Dans sa biographie, « Poison Heart, surviving the Ramones » publiée en 1997, Dee Dee nous raconte la genèse de ce projet.

« Andréa [ndlr : Starr, de l’équipe de management des Ramones] était amie avec Stiv Bators, qui venait de quitter The Lords Of The New Church, peu de temps auparavant. Elle a suggéré que je quitte New York un moment, et que j’entre en contact avec Stiv pour essayer de monter un groupe sur Paris. » « Il devait y avoir Chris des Godfathers à la guitare, Vom des Dr and The Medics à la batterie et moi, à la basse […] j’étais d’accord pour venir si Johnny Thunders n’était pas là. » « J’habitais chez Stiv à Paris et finalement Johnny était là. Egal à lui-même : triste, mécontent et dingue, tout à la fois. Il faisait tout ce qu’il pouvait pour que je reprenne la dope. »

« C’était trop nul. Thunders, Stiv et moi, on aurait pu monter un groupe pas trop mal. On a bien essayé de répéter ensemble, mais on s’est juste assis en cercle et on a rien fait de bon. On avait chacun une guitare acoustique et on reprenait de vieux standards des 50, mais ça ne décollait pas. Rien ne se passait. Stiv était revenu réellement amoindri de son séjour à Londres et il m’avait expliqué que son foie ne fonctionnait plus qu’à 80 %. » « Son expérience avec les Lords Of The New Church l’avait trop niqué. Je me doutais bien que Stiv, Johnny et moi et notre petit numéro ‘les trois crétins de New York’ on allait pas sidérer les foules. »

De cette aventure, il reste trois enregistrements facilement trouvables sur YouTube : « Magyk », « Two Hearts » et « Nobody » sans qu’il ne soit possible de réellement savoir qui joue dessus, à l’exception de Stiv Bators. Ce groupe de punk réunissant trois icônes du mouvement s’est sabordé au départ de Dee Dee Ramone, sur une dernière note typique des histoires de camés, racontée par le bassiste lui-même. « J’étais sûr que Johnny me volait des trucs. Mais je ne pouvais rien prouver. Puis je l’ai pris la main dans le sac. Je ne trouvais plus mon manteau nulle part et je l’ai retrouvé dans sa valise. » « J’en avais rien à foutre qu’il soit Johnny Thunders ou qui que ce soit. J’ai fait un gros scandale. Le lendemain, j’ai pris un taxi pour l’aéroport et j’ai acheté un billet retour pour New York. »

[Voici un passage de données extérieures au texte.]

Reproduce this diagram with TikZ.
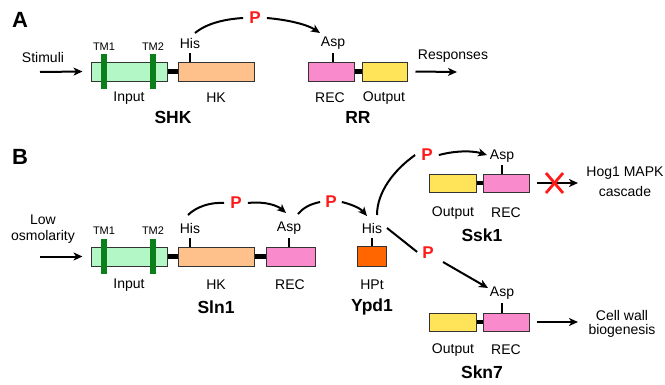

Stiv Bators décédera quelques semaines plus tard, dans la nuit du 3 juin 1990. Il avait été renversé le jour même par un taxi alors qu’il traversait la rue. Las d’attendre à l’hôpital, il est rentré chez lui et a succombé à une hémorragie cérébrale. Johnny Thunders a suivi le même chemin le 23 avril 1991, à la Nouvelle Orléans. Plusieurs théories se heurtent quant aux causes de sa mort. Certaines, les plus romantiques, disent qu’il a été retrouvé sous une table, recroquevillé avec sa guitare dans les bras. D’autres, plus pragmatiques, dénoncent un règlement de compte avec un dealer. De toute façon, Thunders était malade et n’espérait plus vivre très longtemps. Dee Dee ramone est mort le 5 juin 2002, d’une overdose d’héroïne dans son canapé alors que tout le monde croyait qu’il avait décroché de la dope depuis longtemps.